14. Who would I report to? Work with?
15. What is the turnover rate in this ministry? Do people stay a long time? Why?
16. Are there any particular doctrinal issues that have caused problems with staff members in the past? What were they?
17. How soon do you intend to make a decision on someone for this position?
18. Do you have questions about my resume?
19. What would be my family’s role?
20. What is the next step in the interviewing process?
Questions You Should Not Ask During An Interview…
1. Does this ministry believe in and support continuing education?
2. What is the salary range for this position?
3. What benefits does the ministry provide?
4. What is the cost of living and housing in this area?
(These questions are appropriate, but not during the first interview.)
Other No-No’s For The Interview…
1. Poor personal appearance.
2. Inability to express yourself clearly (voice, diction, grammar.)
3. Lack of planning; no purpose or goals.
4. Lack of interest and enthusiasm; passive, indifferent.
5. Lack of confidence and poise; nervousness.
6. Lack of tact.
7. Lack of maturity.
8. Lack of courtesy, ill-mannered.
9. Condemnation of past employees and employers.
10. Failure to look interviewer in the eye.
12. Unhappy married or family life.
13. Sloppy application materials.
14. Lack of seriousness about the position; merely shopping around.
15. Seeking to fill the position for only a short time.

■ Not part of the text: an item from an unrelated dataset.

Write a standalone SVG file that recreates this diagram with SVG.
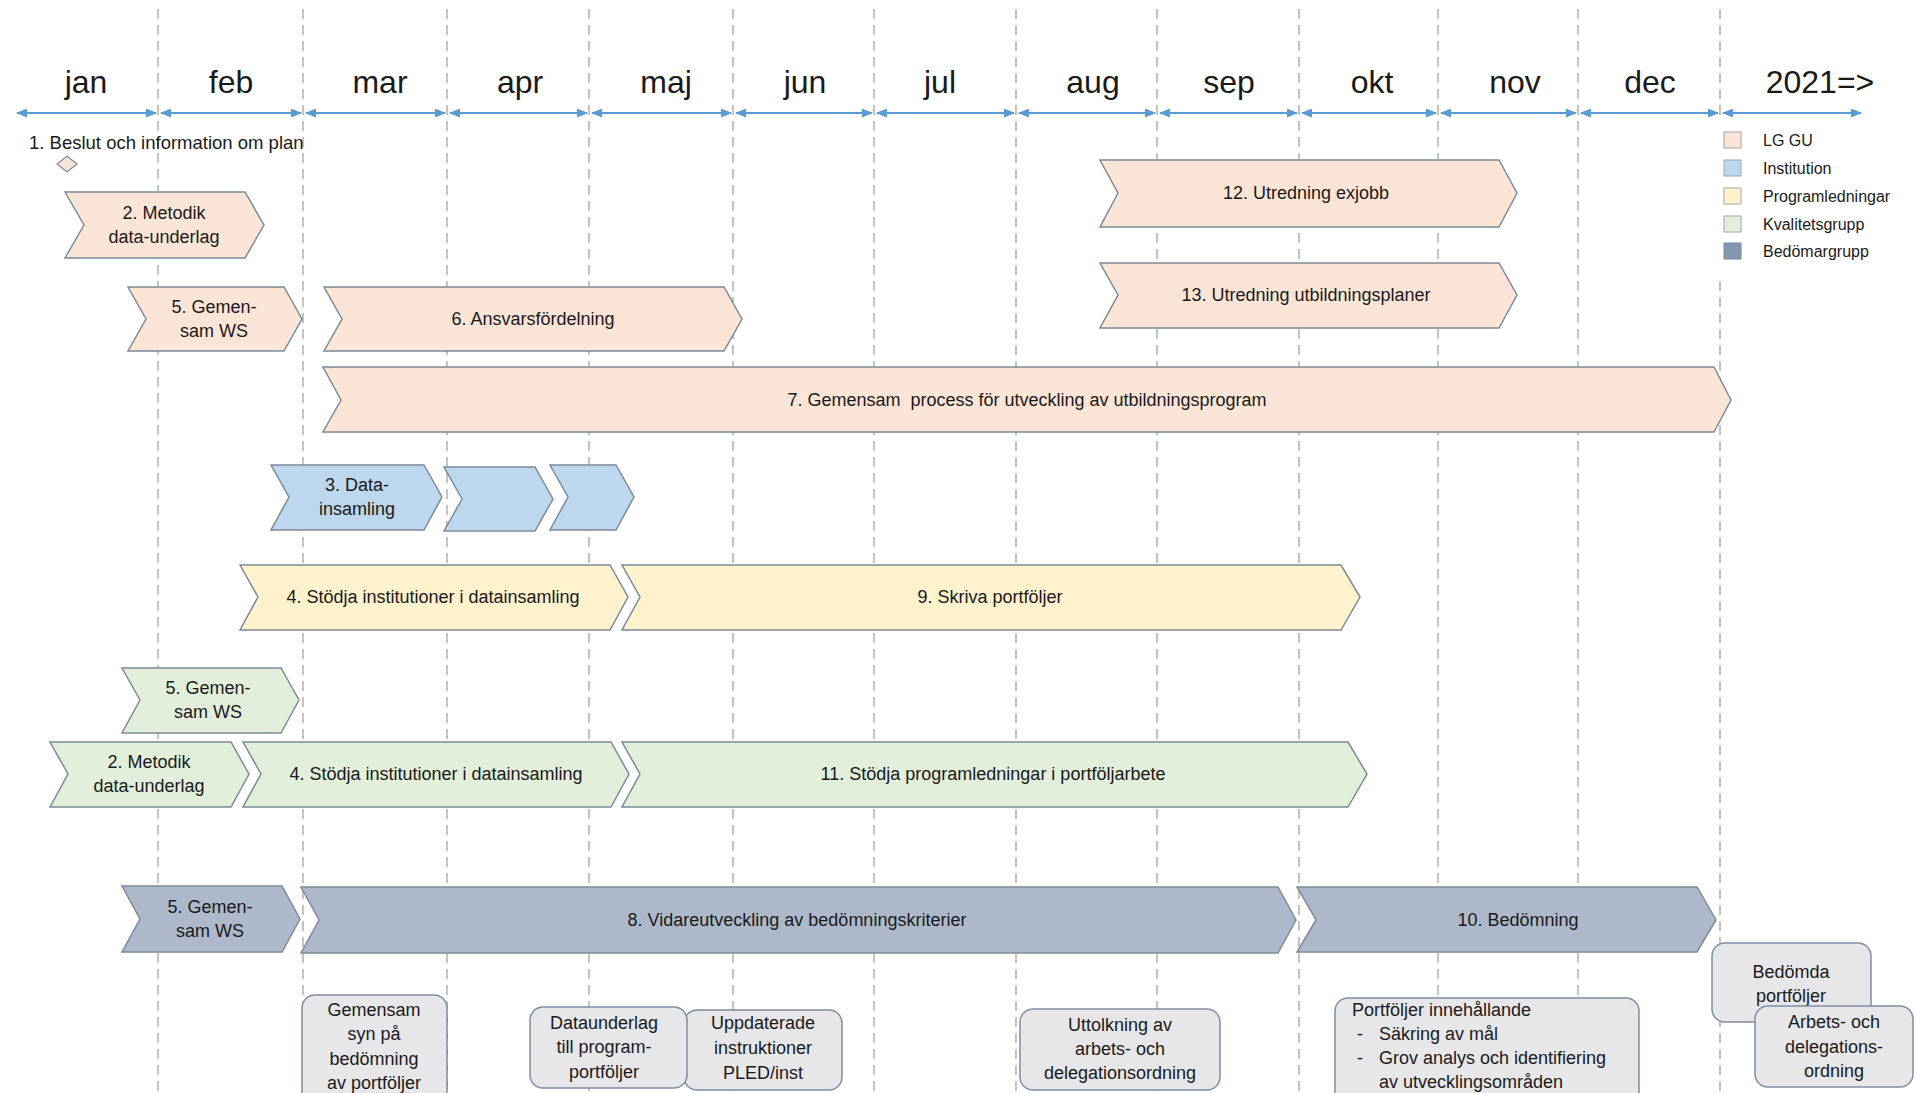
<svg xmlns="http://www.w3.org/2000/svg" width="1917" height="1093" viewBox="0 0 1917 1093">
<defs>
<marker id="ah" markerWidth="11" markerHeight="9" refX="10" refY="4.5" orient="auto-start-reverse" markerUnits="userSpaceOnUse">
<path d="M0,0 L11,4.5 L0,9 z" fill="#5B9BD5"/>
</marker>
<style>
.grid{stroke:#A3A3A3;stroke-width:1.3;stroke-dasharray:10 6;fill:none}
.axis{stroke:#5B9BD5;stroke-width:1.8;fill:none;marker-start:url(#ah);marker-end:url(#ah)}
.month{font-family:"Liberation Sans",Arial,sans-serif;font-size:32px;fill:#1a1a1a;text-anchor:middle}
.t{font-family:"Liberation Sans",Arial,sans-serif;font-size:18px;fill:#1a1a1a;text-anchor:middle}
.tl{font-family:"Liberation Sans",Arial,sans-serif;font-size:18px;fill:#1a1a1a}
.lg{font-family:"Liberation Sans",Arial,sans-serif;font-size:16px;fill:#1a1a1a}
.ch{stroke:#7D8A98;stroke-width:1.5;stroke-linejoin:miter}
.peach{fill:#FBE5D6}
.blue{fill:#BDD7EE}
.yellow{fill:#FFF2CC}
.green{fill:#E2EFDA}
.slate{fill:#ADB9CA}
.box{fill:#E7E7EA;stroke:#7F8FA4;stroke-width:1.5}
.sq{stroke:#A6A6A6;stroke-width:1}
</style>
</defs>
<rect width="1917" height="1093" fill="#FFFFFF"/>

<g id="grid">
<line class="grid" x1="158" y1="9" x2="158" y2="1093"/>
<line class="grid" x1="303" y1="9" x2="303" y2="1093"/>
<line class="grid" x1="447" y1="9" x2="447" y2="1093"/>
<line class="grid" x1="589" y1="9" x2="589" y2="1093"/>
<line class="grid" x1="733" y1="9" x2="733" y2="1093"/>
<line class="grid" x1="874" y1="9" x2="874" y2="1093"/>
<line class="grid" x1="1016" y1="9" x2="1016" y2="1093"/>
<line class="grid" x1="1157" y1="9" x2="1157" y2="1093"/>
<line class="grid" x1="1299" y1="9" x2="1299" y2="1093"/>
<line class="grid" x1="1438" y1="9" x2="1438" y2="1093"/>
<line class="grid" x1="1578" y1="9" x2="1578" y2="1093"/>
<line class="grid" x1="1720" y1="9" x2="1720" y2="1093"/>
</g>

<g id="months">
<text class="month" x="86" y="93">jan</text>
<text class="month" x="231" y="93">feb</text>
<text class="month" x="380" y="93">mar</text>
<text class="month" x="520" y="93">apr</text>
<text class="month" x="666" y="93">maj</text>
<text class="month" x="805" y="93">jun</text>
<text class="month" x="940" y="93">jul</text>
<text class="month" x="1093" y="93">aug</text>
<text class="month" x="1229" y="93">sep</text>
<text class="month" x="1372" y="93">okt</text>
<text class="month" x="1515" y="93">nov</text>
<text class="month" x="1650" y="93">dec</text>
<text class="month" x="1820" y="93">2021=&gt;</text>
</g>

<g id="connectors">
<line class="axis" x1="17" y1="113" x2="156" y2="113"/>
<line class="axis" x1="161" y1="113" x2="301" y2="113"/>
<line class="axis" x1="306" y1="113" x2="445" y2="113"/>
<line class="axis" x1="450" y1="113" x2="587" y2="113"/>
<line class="axis" x1="592" y1="113" x2="731" y2="113"/>
<line class="axis" x1="736" y1="113" x2="872" y2="113"/>
<line class="axis" x1="877" y1="113" x2="1014" y2="113"/>
<line class="axis" x1="1019" y1="113" x2="1155" y2="113"/>
<line class="axis" x1="1160" y1="113" x2="1297" y2="113"/>
<line class="axis" x1="1302" y1="113" x2="1436" y2="113"/>
<line class="axis" x1="1441" y1="113" x2="1576" y2="113"/>
<line class="axis" x1="1581" y1="113" x2="1718" y2="113"/>
<line class="axis" x1="1723" y1="113" x2="1861" y2="113"/>
</g>

<g id="legend">
<rect x="1686" y="117" width="231" height="159" fill="#FFFFFF"/>
<rect class="sq peach" x="1724" y="132" width="17" height="16"/>
<text class="lg" x="1763" y="146">LG GU</text>
<rect class="sq blue" x="1724" y="160" width="17" height="16"/>
<text class="lg" x="1763" y="174">Institution</text>
<rect class="sq yellow" x="1724" y="188" width="17" height="16"/>
<text class="lg" x="1763" y="202">Programledningar</text>
<rect class="sq green" x="1724" y="216" width="17" height="16"/>
<text class="lg" x="1763" y="230">Kvalitetsgrupp</text>
<rect x="1724" y="243" width="17" height="16" fill="#8497B0" stroke="#7A8AA0" stroke-width="1"/>
<text class="lg" x="1763" y="257">Bedömargrupp</text>
</g>

<g id="n1">
<text class="tl" x="29" y="149" style="font-size:18.5px">1. Beslut och information om plan</text>
<polygon points="57,164 67,156 77,164 67,172" fill="#F6E4DC" stroke="#8C8C8C" stroke-width="1.3"/>
</g>

<g id="n2-lg">
<polygon class="ch peach" points="65,192 245,192 264,225 245,258 65,258 84,225"/>
<text class="t" x="164" y="219">2. Metodik</text>
<text class="t" x="164" y="243">data-underlag</text>
</g>

<g id="n5-lg">
<polygon class="ch peach" points="128,287 284,287 302,319 284,351 128,351 146,319"/>
<text class="t" x="214" y="313">5. Gemen-</text>
<text class="t" x="214" y="337">sam WS</text>
</g>

<g id="n6">
<polygon class="ch peach" points="324,287 724,287 742,319 724,351 324,351 342,319"/>
<text class="t" x="533" y="325">6. Ansvarsfördelning</text>
</g>

<g id="n7">
<polygon class="ch peach" points="323,367 1714,367 1731,400 1714,432 323,432 341,400"/>
<text class="t" x="1027" y="406" xml:space="preserve">7. Gemensam  process för utveckling av utbildningsprogram</text>
</g>

<g id="n12">
<polygon class="ch peach" points="1100,160 1499,160 1517,193 1499,227 1100,227 1118,193"/>
<text class="t" x="1306" y="199">12. Utredning exjobb</text>
</g>

<g id="n13">
<polygon class="ch peach" points="1100,263 1499,263 1517,295 1499,328 1100,328 1118,295"/>
<text class="t" x="1306" y="301">13. Utredning utbildningsplaner</text>
</g>

<g id="n3">
<polygon class="ch blue" points="271,465 424,465 442,497 424,530 271,530 289,497"/>
<text class="t" x="357" y="491">3. Data-</text>
<text class="t" x="357" y="515">insamling</text>
<polygon class="ch blue" points="444,467 535,467 553,499 535,531 444,531 462,499"/>
<polygon class="ch blue" points="550,465 616,465 634,497 616,530 550,530 568,497"/>
</g>

<g id="n4-pl">
<polygon class="ch yellow" points="240,565 610,565 628,597 610,630 240,630 258,597"/>
<text class="t" x="433" y="603">4. Stödja institutioner i datainsamling</text>
</g>

<g id="n9">
<polygon class="ch yellow" points="622,565 1341,565 1360,597 1341,630 622,630 640,597"/>
<text class="t" x="990" y="603">9. Skriva portföljer</text>
</g>

<g id="n5-kg">
<polygon class="ch green" points="122,668 281,668 299,700 281,733 122,733 140,700"/>
<text class="t" x="208" y="694">5. Gemen-</text>
<text class="t" x="208" y="718">sam WS</text>
</g>

<g id="n2-kg">
<polygon class="ch green" points="50,742 231,742 249,774 231,807 50,807 68,774"/>
<text class="t" x="149" y="768">2. Metodik</text>
<text class="t" x="149" y="792">data-underlag</text>
</g>

<g id="n4-kg">
<polygon class="ch green" points="243,742 611,742 629,774 611,807 243,807 261,774"/>
<text class="t" x="436" y="780">4. Stödja institutioner i datainsamling</text>
</g>

<g id="n11">
<polygon class="ch green" points="622,742 1348,742 1367,774 1348,807 622,807 640,774"/>
<text class="t" x="993" y="780">11. Stödja programledningar i portföljarbete</text>
</g>

<g id="n5-bg">
<polygon class="ch slate" points="122,886 282,886 300,919 282,952 122,952 140,919"/>
<text class="t" x="210" y="913">5. Gemen-</text>
<text class="t" x="210" y="937">sam WS</text>
</g>

<g id="n8">
<polygon class="ch slate" points="301,887 1278,887 1296,920 1278,953 301,953 319,920"/>
<text class="t" x="797" y="926">8. Vidareutveckling av bedömningskriterier</text>
</g>

<g id="n10">
<polygon class="ch slate" points="1297,887 1697,887 1716,920 1697,952 1297,952 1316,920"/>
<text class="t" x="1518" y="926">10. Bedömning</text>
</g>

<g id="bA">
<rect class="box" x="302" y="995" width="145" height="110" rx="13"/>
<text class="t" x="374" y="1016">Gemensam</text>
<text class="t" x="374" y="1040">syn på</text>
<text class="t" x="374" y="1065">bedömning</text>
<text class="t" x="374" y="1089">av portföljer</text>
</g>

<g id="bC">
<rect class="box" x="684" y="1010" width="158" height="80" rx="13"/>
<text class="t" x="763" y="1029">Uppdaterade</text>
<text class="t" x="763" y="1054">instruktioner</text>
<text class="t" x="763" y="1079">PLED/inst</text>
</g>

<g id="bB">
<rect class="box" x="530" y="1007" width="157" height="81" rx="13"/>
<text class="t" x="604" y="1029">Dataunderlag</text>
<text class="t" x="604" y="1053">till program-</text>
<text class="t" x="604" y="1078">portföljer</text>
</g>

<g id="bD">
<rect class="box" x="1020" y="1009" width="200" height="81" rx="13"/>
<text class="t" x="1120" y="1031">Uttolkning av</text>
<text class="t" x="1120" y="1055">arbets- och</text>
<text class="t" x="1120" y="1079">delegationsordning</text>
</g>

<g id="bE">
<rect class="box" x="1335" y="998" width="304" height="110" rx="13"/>
<text class="tl" x="1352" y="1016">Portföljer innehållande</text>
<text class="tl" x="1357" y="1040">-</text>
<text class="tl" x="1379" y="1040">Säkring av mål</text>
<text class="tl" x="1357" y="1064">-</text>
<text class="tl" x="1379" y="1064">Grov analys och identifiering</text>
<text class="tl" x="1379" y="1088">av utvecklingsområden</text>
</g>

<g id="bF">
<rect class="box" x="1712" y="943" width="159" height="79" rx="13"/>
<text class="t" x="1791" y="978">Bedömda</text>
<text class="t" x="1791" y="1002">portföljer</text>
</g>

<g id="bG">
<rect class="box" x="1755" y="1006" width="158" height="81" rx="13"/>
<text class="t" x="1834" y="1028">Arbets- och</text>
<text class="t" x="1834" y="1053">delegations-</text>
<text class="t" x="1834" y="1077">ordning</text>
</g>
</svg>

16. Little sense of humor.
17. Emphasis on whom you know.
19. Narrow interests.
20. Poor handling of personal finances.
21. No interest in community activities.
22. Inability to take criticism.
23. Lack of appreciation of the value of experience.
24. Little knowledge of the Bible.
25. Late to interview without good reason.
26. Failure to express appreciation for interviewer’s time.
27. Failure to ask questions about the job.
28. Showing a desire for power; not humble.
29. Unclear on vision or reason for being in ministry.
30. Lack of initiative.
31. Approaching interview process too casually.
32. Arrogant attitude; “I’m going to come and fix your ministry.”
33. Overemphasis on salary and benefits
34. Inability to discuss past performance; vague; not prepared.
35. Having a “what can you do for me?” attitude.